▸ WHAT TO DO: Copy out each line that mentions the word "seaborn".

▸ DATA SUPPLIED:

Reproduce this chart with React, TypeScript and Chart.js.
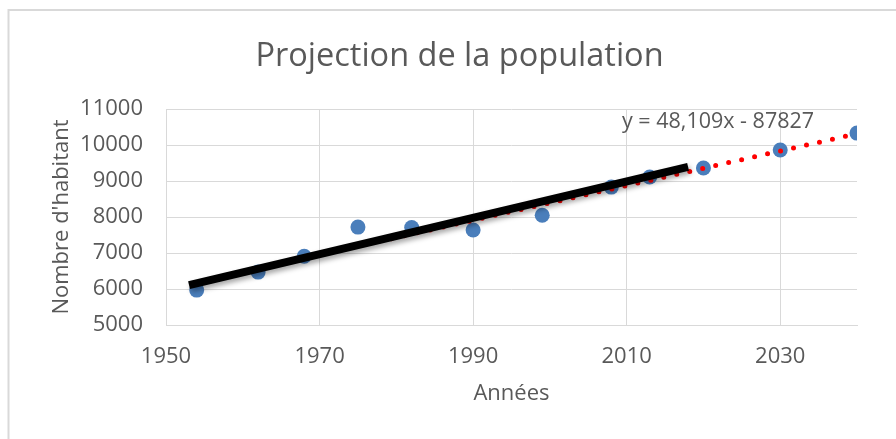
--
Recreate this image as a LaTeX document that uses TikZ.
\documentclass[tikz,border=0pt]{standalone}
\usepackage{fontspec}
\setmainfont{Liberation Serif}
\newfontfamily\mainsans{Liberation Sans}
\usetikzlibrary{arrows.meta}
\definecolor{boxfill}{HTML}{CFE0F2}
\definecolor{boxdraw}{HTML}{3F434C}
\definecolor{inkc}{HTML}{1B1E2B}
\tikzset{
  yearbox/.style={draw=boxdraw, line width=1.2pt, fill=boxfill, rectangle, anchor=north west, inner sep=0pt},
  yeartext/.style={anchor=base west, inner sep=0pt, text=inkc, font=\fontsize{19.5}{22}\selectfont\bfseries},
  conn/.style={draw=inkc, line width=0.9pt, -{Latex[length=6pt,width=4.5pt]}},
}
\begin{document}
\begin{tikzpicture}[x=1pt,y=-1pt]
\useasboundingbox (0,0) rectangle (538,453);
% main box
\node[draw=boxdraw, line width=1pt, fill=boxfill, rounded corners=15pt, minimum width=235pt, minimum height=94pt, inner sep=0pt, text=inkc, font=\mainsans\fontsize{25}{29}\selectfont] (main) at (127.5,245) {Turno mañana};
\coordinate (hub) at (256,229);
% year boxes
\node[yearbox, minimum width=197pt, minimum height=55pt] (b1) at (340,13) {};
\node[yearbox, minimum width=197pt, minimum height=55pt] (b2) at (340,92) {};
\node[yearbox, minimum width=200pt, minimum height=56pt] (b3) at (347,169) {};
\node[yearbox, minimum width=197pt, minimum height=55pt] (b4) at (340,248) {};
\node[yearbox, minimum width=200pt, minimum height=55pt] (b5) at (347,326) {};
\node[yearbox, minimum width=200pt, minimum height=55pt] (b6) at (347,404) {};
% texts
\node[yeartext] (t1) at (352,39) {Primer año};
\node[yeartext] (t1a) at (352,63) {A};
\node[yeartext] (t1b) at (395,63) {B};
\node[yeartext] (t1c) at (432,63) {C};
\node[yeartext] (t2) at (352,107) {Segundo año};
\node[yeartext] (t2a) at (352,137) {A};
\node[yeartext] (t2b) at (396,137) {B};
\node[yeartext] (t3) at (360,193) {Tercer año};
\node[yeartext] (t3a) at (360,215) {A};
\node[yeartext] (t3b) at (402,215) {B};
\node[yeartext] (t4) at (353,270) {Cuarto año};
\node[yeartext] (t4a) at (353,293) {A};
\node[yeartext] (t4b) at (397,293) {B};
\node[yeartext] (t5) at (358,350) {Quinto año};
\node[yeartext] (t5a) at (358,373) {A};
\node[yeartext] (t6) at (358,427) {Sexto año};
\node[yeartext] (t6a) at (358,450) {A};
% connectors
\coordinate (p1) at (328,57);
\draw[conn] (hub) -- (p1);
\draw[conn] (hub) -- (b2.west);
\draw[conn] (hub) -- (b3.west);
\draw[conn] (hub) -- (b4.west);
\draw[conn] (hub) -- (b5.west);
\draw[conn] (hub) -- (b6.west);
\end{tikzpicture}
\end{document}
...
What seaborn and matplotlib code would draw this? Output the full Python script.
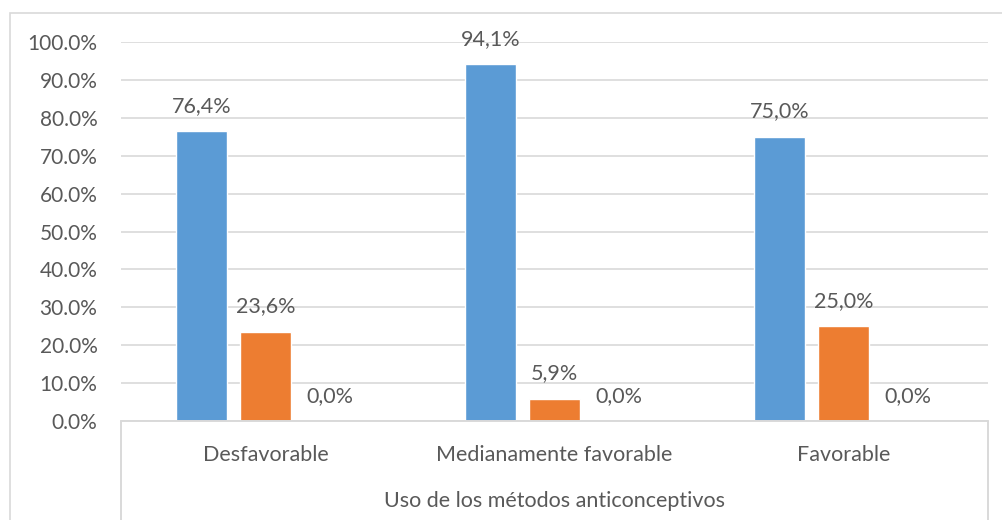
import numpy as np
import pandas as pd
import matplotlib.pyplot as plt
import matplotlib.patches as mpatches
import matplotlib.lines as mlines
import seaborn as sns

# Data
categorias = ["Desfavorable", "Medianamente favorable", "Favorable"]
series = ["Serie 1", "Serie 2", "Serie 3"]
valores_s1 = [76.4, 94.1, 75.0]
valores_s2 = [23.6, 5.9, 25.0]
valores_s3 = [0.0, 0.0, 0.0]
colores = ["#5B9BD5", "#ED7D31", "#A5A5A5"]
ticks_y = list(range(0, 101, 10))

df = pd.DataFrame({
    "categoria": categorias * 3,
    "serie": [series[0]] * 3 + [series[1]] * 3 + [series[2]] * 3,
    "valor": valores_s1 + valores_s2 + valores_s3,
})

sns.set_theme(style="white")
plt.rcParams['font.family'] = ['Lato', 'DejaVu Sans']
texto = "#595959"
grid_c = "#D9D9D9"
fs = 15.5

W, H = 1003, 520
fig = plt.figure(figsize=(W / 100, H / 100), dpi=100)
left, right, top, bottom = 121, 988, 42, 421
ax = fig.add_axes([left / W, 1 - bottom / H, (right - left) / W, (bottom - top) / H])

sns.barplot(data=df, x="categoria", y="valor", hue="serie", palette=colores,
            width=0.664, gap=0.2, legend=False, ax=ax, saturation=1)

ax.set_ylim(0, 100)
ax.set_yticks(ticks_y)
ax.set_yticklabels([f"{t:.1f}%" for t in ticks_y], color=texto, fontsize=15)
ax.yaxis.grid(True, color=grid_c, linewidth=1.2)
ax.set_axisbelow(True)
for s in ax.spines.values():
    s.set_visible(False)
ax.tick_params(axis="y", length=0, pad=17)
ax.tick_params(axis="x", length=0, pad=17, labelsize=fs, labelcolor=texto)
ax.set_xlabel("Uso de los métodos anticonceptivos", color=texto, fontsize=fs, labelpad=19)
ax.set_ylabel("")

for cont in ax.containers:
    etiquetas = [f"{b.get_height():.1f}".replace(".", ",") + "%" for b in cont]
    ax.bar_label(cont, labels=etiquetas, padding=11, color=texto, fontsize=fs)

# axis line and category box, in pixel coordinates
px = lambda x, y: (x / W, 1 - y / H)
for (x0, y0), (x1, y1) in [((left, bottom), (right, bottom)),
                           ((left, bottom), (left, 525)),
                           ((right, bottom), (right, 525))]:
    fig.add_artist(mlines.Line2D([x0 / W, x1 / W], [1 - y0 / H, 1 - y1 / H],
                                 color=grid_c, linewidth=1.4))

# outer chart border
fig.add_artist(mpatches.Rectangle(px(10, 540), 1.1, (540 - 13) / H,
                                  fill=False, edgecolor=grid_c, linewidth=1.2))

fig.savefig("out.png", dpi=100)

▸ WRITTEN REPLY:
What seaborn and matplotlib code would draw this? Output the full Python script.
import seaborn as sns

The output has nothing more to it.